▶ Data in this exercise:
__________________________________________________

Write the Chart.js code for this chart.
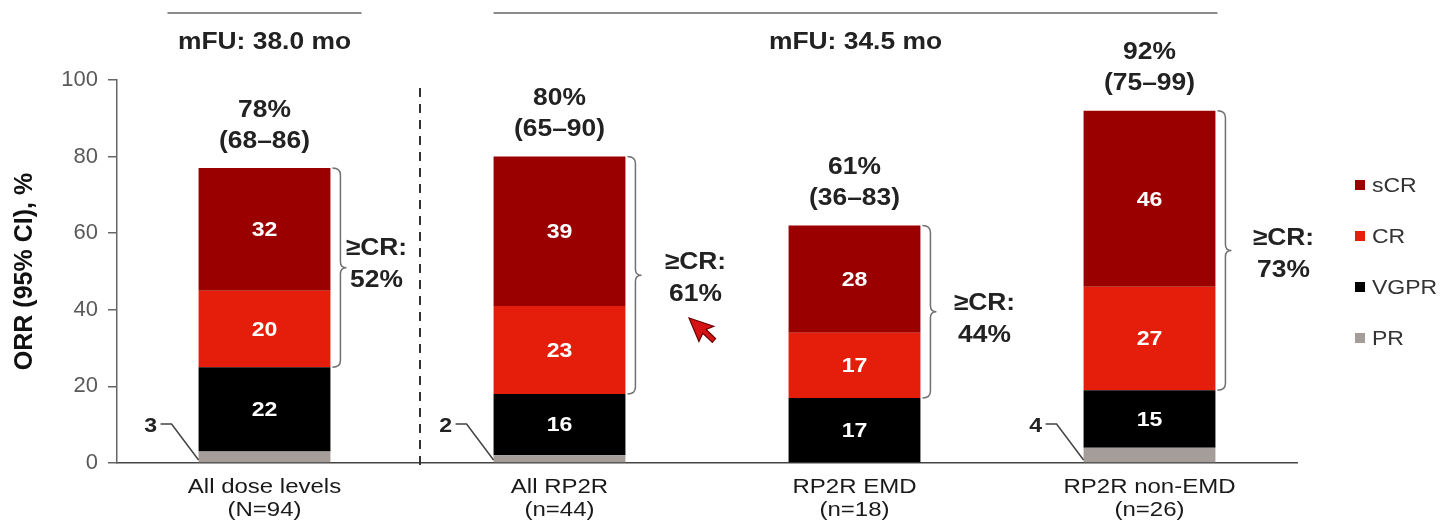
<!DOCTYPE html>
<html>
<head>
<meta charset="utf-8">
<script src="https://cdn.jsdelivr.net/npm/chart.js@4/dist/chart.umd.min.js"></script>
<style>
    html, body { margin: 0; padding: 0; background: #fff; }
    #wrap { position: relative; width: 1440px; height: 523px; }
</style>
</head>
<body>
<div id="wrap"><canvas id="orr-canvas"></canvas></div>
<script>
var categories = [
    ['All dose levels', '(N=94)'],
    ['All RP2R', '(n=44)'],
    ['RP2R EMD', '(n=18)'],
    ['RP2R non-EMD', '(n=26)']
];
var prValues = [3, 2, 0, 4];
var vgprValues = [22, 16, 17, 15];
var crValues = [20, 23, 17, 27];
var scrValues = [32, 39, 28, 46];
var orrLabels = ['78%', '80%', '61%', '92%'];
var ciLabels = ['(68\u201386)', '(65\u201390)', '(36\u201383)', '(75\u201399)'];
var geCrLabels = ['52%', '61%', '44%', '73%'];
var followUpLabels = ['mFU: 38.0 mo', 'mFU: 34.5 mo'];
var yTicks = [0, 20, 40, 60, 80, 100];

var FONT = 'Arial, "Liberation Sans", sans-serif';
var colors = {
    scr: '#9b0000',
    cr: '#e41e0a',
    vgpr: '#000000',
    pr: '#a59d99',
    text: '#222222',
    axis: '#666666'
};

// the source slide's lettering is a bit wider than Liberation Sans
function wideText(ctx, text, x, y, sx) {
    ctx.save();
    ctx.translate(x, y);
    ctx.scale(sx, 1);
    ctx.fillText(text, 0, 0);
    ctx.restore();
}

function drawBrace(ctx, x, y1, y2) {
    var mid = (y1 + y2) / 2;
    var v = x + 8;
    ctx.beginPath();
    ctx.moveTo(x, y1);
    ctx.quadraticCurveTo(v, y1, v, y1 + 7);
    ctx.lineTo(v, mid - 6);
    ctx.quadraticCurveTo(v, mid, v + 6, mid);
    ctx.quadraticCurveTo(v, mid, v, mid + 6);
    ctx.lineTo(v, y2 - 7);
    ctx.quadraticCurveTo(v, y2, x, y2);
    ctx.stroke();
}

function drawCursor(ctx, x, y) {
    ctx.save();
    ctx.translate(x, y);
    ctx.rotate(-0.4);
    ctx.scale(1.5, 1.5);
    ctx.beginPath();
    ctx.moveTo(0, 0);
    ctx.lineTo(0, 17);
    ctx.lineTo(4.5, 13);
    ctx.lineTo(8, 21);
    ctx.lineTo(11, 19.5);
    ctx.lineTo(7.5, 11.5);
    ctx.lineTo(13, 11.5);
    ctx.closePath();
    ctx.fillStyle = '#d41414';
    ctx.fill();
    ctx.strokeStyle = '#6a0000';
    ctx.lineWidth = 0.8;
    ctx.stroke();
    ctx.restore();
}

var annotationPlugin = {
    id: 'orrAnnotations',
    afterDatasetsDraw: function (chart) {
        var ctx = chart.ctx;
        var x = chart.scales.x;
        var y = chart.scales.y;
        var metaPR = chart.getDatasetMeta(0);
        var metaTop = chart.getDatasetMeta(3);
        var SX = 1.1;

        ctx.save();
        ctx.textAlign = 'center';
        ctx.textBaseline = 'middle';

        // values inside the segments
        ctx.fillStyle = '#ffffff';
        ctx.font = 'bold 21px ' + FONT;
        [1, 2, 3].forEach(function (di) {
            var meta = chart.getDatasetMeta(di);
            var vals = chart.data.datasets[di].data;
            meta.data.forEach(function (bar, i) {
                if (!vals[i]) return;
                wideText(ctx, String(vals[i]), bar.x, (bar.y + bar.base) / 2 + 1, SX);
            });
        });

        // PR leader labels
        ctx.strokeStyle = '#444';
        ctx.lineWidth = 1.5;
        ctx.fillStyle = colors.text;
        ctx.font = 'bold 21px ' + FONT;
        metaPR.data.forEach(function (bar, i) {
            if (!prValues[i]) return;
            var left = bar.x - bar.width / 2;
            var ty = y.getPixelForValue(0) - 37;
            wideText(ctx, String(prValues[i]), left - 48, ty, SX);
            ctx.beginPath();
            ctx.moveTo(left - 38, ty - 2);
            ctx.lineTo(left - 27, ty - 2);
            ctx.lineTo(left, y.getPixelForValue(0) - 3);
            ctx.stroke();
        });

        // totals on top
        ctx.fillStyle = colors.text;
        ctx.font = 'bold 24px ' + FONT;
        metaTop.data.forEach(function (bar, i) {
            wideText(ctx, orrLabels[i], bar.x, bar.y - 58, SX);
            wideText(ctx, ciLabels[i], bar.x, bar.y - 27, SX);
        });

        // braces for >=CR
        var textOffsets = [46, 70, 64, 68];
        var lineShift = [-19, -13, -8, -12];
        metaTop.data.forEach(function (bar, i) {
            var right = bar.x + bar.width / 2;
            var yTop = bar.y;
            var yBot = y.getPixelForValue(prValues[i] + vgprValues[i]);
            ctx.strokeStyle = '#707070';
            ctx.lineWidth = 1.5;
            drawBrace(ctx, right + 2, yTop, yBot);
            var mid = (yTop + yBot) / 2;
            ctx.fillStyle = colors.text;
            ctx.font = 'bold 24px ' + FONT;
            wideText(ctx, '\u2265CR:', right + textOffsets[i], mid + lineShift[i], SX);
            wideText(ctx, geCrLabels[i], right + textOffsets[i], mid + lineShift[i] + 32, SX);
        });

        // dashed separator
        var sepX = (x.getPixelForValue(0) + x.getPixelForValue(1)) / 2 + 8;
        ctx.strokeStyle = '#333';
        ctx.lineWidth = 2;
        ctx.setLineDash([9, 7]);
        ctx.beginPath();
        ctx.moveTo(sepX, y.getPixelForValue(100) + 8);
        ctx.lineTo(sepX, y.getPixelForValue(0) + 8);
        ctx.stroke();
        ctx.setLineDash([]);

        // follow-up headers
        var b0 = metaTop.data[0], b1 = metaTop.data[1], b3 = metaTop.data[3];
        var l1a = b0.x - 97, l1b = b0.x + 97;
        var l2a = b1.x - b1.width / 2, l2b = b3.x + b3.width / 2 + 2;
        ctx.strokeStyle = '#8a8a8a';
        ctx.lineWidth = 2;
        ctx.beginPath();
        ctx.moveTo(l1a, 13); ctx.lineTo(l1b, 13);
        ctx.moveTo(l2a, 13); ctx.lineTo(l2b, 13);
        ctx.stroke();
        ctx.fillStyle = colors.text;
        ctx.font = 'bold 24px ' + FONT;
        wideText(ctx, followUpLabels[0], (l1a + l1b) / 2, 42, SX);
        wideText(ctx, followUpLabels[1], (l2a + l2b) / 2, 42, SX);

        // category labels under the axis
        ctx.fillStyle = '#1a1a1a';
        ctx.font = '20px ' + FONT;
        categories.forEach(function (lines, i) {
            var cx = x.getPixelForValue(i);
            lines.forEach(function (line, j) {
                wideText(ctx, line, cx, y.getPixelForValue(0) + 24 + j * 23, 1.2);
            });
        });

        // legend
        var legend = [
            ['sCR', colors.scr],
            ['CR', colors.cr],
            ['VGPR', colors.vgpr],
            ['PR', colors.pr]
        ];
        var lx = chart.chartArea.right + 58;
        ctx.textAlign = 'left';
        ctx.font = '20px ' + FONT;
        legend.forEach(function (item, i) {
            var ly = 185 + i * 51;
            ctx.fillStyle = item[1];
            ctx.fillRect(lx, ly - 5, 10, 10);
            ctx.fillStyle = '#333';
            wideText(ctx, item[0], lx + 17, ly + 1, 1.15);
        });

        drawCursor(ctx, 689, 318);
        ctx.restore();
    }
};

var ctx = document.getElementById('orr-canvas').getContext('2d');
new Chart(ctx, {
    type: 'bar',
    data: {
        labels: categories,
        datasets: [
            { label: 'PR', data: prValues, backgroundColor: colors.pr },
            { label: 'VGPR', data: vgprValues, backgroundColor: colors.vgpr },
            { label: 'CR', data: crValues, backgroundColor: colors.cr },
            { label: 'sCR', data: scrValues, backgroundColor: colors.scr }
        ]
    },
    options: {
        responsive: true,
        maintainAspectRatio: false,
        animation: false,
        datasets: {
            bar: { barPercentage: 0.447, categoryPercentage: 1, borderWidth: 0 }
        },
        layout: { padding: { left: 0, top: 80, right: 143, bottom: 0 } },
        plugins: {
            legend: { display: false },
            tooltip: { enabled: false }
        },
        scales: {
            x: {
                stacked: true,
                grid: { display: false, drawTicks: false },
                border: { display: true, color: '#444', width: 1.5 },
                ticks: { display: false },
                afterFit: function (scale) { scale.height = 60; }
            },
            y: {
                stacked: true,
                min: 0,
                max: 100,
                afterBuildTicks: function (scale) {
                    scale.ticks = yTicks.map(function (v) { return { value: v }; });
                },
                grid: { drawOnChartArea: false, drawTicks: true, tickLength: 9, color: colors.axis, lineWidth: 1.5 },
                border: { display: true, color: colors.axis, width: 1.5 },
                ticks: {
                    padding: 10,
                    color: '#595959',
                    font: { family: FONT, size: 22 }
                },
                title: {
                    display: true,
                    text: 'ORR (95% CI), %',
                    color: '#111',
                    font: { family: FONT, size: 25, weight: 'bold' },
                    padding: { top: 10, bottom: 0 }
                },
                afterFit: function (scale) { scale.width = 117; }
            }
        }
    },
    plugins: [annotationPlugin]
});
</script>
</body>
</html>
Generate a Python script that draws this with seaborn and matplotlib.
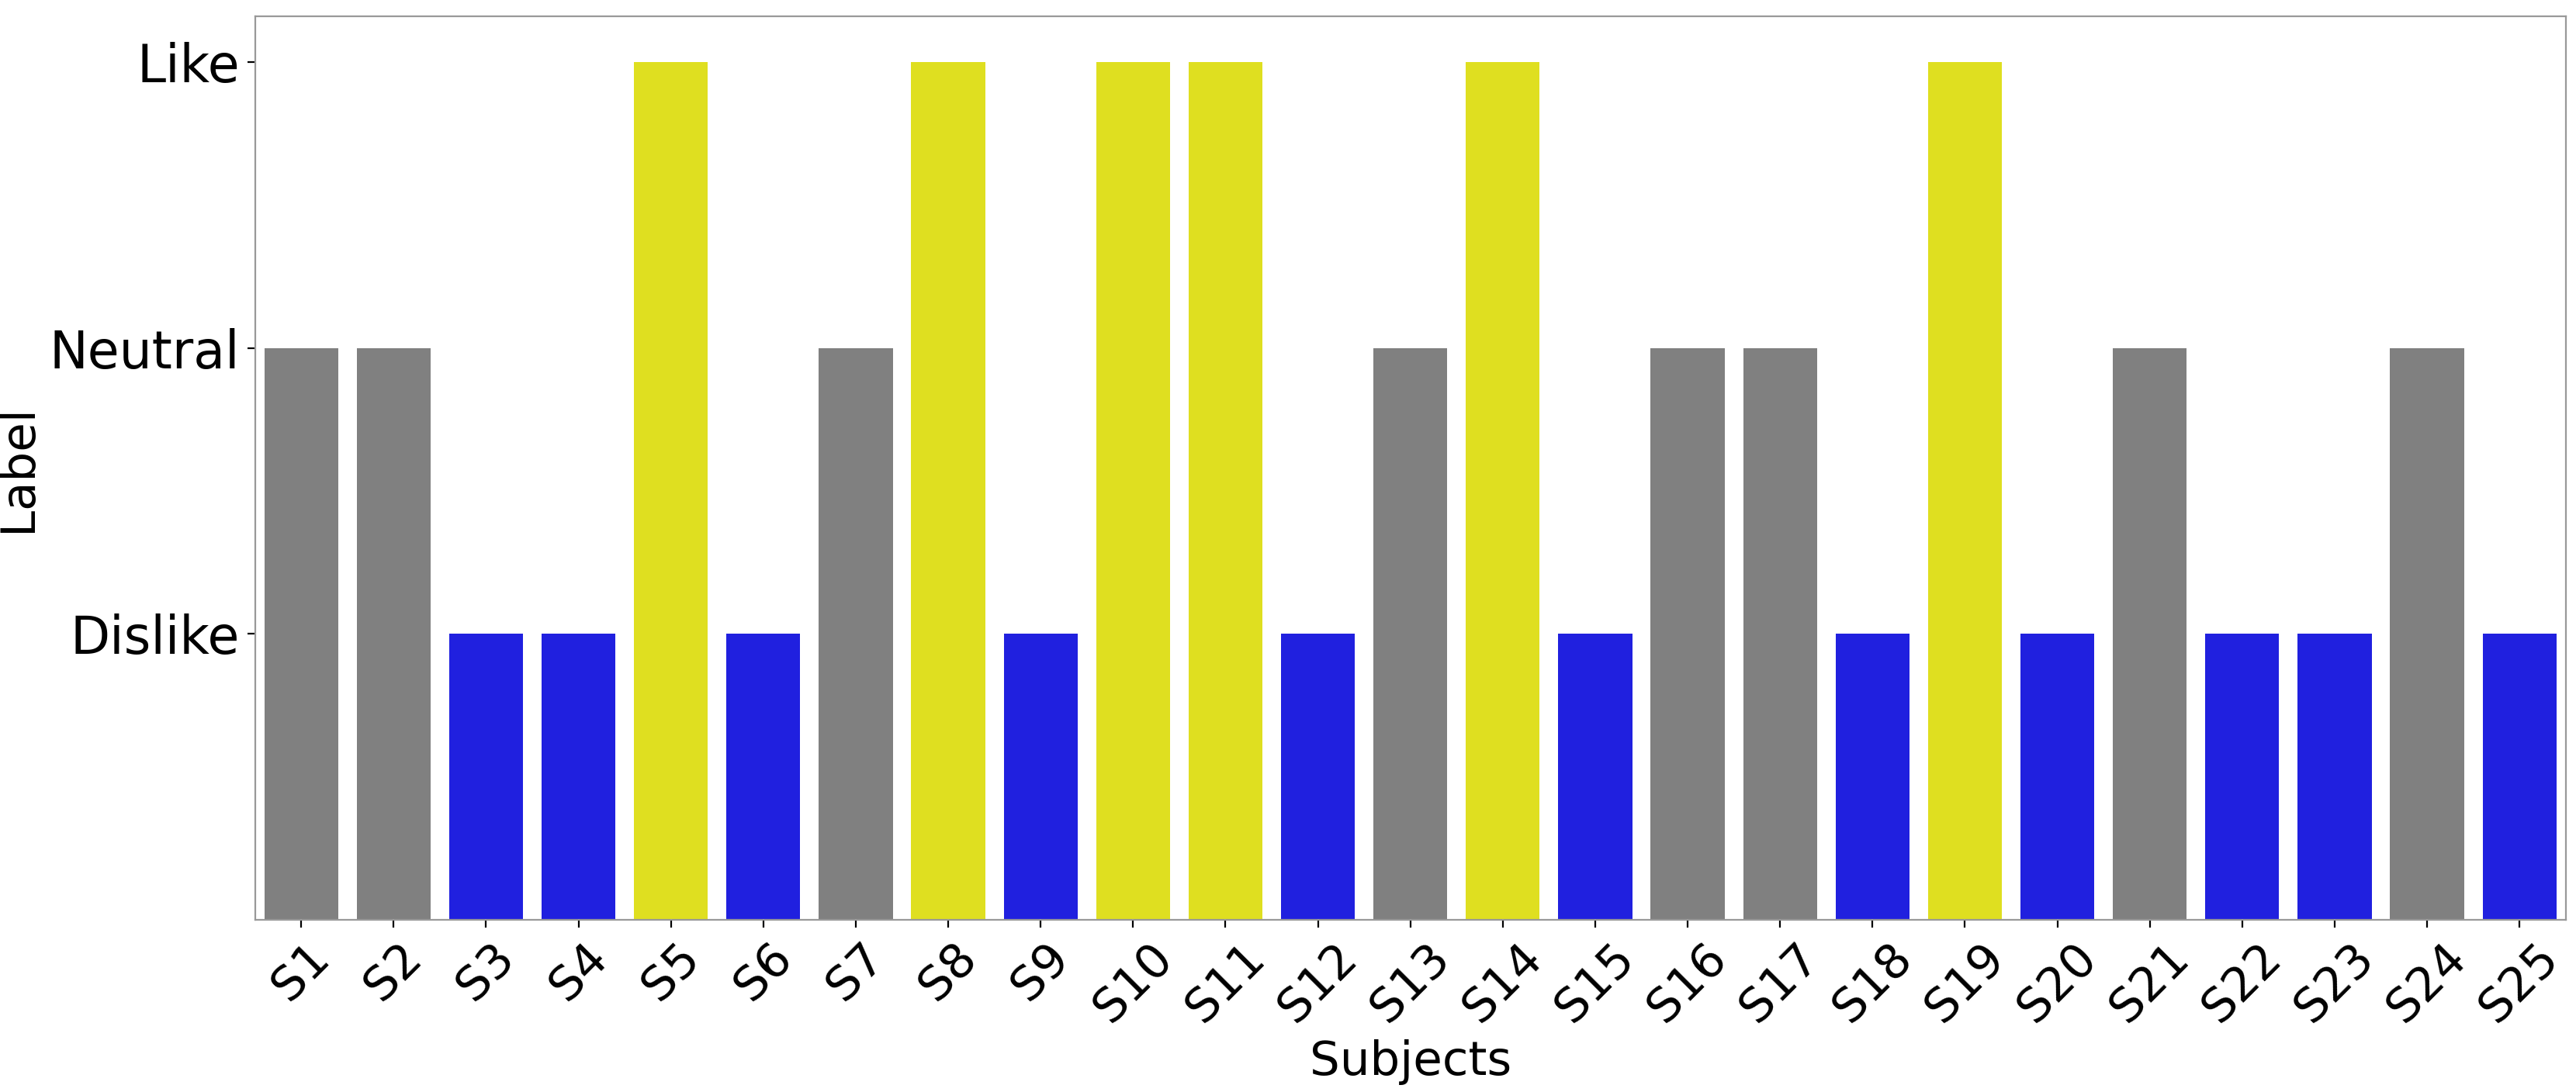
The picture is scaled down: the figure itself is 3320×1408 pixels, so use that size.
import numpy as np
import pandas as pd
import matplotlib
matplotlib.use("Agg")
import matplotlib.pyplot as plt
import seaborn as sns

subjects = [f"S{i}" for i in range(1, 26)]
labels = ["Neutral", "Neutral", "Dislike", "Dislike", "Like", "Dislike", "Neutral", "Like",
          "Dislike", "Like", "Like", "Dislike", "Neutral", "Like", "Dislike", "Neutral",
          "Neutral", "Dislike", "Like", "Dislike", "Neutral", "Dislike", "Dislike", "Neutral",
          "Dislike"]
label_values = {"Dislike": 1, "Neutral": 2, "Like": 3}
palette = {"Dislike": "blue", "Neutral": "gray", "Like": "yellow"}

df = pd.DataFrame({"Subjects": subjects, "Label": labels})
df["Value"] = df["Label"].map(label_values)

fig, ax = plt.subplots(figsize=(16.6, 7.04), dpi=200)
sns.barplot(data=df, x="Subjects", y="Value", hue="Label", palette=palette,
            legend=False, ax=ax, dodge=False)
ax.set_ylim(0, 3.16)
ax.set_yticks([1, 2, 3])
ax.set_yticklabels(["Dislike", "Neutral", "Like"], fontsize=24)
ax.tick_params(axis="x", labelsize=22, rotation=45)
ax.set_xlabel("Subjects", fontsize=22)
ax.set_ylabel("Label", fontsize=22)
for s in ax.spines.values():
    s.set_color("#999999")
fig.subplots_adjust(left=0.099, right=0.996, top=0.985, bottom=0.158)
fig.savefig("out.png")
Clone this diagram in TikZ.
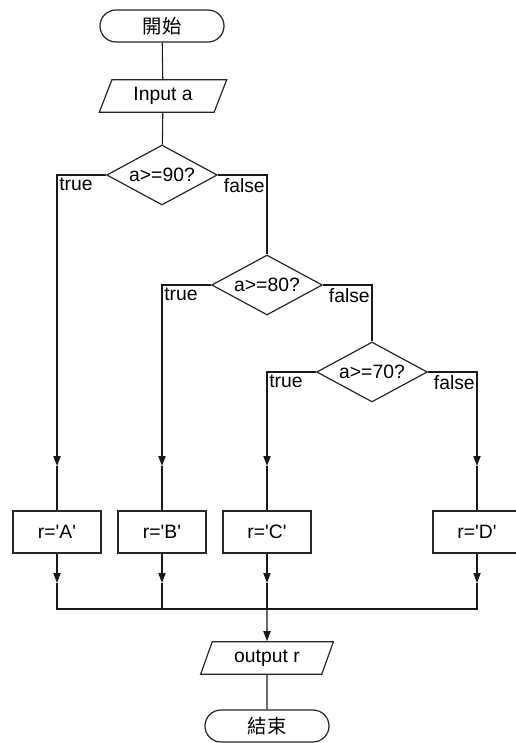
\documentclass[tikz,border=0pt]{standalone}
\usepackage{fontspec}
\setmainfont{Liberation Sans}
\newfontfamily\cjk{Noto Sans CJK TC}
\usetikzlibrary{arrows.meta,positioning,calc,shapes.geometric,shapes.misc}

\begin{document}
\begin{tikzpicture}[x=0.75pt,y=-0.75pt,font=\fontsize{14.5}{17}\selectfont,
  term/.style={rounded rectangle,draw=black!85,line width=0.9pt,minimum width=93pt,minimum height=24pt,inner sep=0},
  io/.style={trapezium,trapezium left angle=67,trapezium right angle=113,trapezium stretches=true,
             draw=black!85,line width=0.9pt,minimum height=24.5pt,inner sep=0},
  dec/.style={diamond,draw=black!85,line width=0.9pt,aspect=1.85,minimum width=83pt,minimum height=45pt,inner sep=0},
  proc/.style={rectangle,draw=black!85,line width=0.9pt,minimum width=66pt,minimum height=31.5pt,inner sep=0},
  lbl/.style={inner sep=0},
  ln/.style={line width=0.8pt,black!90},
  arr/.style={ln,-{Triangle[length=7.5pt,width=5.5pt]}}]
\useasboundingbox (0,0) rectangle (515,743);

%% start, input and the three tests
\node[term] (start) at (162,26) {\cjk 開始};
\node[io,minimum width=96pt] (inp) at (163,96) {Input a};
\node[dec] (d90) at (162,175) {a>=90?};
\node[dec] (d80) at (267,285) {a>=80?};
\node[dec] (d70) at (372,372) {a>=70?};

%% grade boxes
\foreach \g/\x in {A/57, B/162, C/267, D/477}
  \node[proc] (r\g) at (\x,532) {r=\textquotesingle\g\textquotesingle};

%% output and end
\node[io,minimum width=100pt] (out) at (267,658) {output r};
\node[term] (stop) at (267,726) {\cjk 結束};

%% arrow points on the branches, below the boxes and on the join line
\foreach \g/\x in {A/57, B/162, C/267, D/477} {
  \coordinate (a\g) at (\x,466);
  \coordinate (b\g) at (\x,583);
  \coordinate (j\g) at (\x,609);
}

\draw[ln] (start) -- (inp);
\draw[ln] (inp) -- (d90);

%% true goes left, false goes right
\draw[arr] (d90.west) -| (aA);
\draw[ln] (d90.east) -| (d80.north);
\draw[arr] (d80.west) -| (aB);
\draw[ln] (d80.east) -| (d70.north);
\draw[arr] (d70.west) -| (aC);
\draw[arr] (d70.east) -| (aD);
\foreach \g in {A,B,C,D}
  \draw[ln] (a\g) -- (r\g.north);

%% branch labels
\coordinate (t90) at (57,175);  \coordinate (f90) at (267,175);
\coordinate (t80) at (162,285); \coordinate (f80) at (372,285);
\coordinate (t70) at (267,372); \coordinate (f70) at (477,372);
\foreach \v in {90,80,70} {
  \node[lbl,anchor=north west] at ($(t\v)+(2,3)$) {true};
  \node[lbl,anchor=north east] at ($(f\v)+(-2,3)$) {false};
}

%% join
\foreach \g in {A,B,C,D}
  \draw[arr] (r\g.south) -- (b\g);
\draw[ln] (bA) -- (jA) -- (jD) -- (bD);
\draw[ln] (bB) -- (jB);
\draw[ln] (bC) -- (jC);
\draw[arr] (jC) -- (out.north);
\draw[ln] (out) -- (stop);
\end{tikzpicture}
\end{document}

__________________________________________________

Copy each line of the listing that holds the word "script".

▶ Full solution:
<script src="https://cdn.jsdelivr.net/npm/chart.js@4/dist/chart.umd.min.js"></script>
<script>
</script>
Generate a Python script that draws this with seaborn and matplotlib.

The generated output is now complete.